##### Collected material #####

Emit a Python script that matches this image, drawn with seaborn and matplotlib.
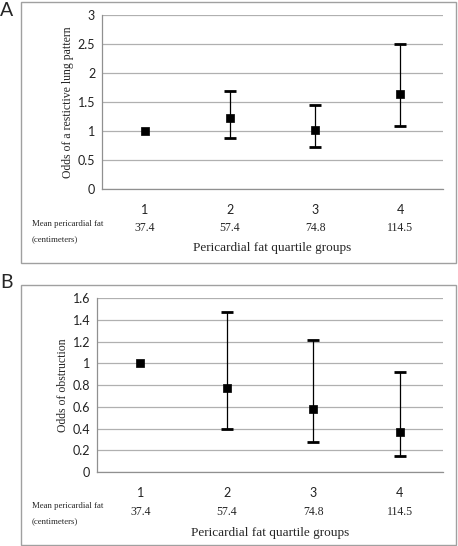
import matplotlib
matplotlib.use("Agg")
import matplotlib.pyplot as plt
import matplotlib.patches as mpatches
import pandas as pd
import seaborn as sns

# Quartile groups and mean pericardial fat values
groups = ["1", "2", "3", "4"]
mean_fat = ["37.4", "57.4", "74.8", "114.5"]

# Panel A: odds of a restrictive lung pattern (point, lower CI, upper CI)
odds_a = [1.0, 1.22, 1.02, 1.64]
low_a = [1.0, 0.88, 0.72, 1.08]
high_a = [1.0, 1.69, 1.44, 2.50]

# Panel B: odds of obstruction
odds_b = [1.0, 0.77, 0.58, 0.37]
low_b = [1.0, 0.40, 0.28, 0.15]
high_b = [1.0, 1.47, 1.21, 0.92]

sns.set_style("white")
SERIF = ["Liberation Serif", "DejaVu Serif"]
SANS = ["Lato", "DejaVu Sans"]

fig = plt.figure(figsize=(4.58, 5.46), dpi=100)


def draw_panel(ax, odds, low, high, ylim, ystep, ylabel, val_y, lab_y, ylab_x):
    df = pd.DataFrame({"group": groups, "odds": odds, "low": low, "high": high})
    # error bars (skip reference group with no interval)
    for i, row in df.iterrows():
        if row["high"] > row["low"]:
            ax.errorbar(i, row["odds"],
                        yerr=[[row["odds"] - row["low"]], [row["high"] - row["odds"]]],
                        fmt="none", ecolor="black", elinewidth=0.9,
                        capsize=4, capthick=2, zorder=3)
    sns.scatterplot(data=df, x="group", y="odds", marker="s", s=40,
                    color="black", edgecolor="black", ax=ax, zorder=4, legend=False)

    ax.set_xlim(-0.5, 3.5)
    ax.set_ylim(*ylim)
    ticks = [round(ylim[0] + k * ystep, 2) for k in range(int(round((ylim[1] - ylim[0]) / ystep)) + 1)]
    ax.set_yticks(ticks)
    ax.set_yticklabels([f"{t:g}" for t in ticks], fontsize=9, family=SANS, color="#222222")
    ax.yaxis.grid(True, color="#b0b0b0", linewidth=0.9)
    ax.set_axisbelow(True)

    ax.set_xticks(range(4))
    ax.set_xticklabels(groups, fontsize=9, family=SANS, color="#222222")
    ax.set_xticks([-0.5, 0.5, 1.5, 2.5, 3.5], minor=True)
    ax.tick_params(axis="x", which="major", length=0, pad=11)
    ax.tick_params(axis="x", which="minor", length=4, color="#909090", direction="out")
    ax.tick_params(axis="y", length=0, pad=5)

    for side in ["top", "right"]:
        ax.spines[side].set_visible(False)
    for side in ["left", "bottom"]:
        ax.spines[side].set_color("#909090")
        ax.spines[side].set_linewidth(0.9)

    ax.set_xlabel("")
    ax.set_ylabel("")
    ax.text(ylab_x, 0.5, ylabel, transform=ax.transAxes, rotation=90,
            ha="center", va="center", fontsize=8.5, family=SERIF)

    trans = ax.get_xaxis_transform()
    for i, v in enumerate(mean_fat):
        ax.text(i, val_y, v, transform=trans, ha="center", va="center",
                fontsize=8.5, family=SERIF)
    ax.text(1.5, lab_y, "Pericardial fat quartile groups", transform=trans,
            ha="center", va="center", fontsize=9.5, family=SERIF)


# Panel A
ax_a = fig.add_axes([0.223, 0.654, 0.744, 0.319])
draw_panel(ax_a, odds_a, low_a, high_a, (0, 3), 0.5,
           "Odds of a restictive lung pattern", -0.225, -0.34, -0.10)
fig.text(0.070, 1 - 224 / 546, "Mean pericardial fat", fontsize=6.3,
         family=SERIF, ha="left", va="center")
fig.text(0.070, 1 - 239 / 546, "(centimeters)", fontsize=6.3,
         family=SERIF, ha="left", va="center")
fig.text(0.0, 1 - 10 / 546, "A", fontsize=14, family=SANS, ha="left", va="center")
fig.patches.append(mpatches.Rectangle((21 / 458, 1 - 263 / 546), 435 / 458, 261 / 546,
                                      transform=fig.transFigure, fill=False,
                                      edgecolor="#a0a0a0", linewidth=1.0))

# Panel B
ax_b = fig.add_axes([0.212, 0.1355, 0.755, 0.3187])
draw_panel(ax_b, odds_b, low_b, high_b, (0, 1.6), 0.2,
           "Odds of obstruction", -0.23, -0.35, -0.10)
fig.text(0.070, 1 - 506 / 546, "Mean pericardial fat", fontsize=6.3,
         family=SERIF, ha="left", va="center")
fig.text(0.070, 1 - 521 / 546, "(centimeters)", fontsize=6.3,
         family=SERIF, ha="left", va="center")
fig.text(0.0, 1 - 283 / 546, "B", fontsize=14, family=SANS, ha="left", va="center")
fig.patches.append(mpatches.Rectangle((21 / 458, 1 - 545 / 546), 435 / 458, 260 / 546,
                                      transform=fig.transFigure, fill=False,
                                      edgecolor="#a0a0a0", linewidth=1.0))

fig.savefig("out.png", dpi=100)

#####

• Objective: Tell how many lines contain the word "seaborn", using only the number.

• Answer to this exercise: 2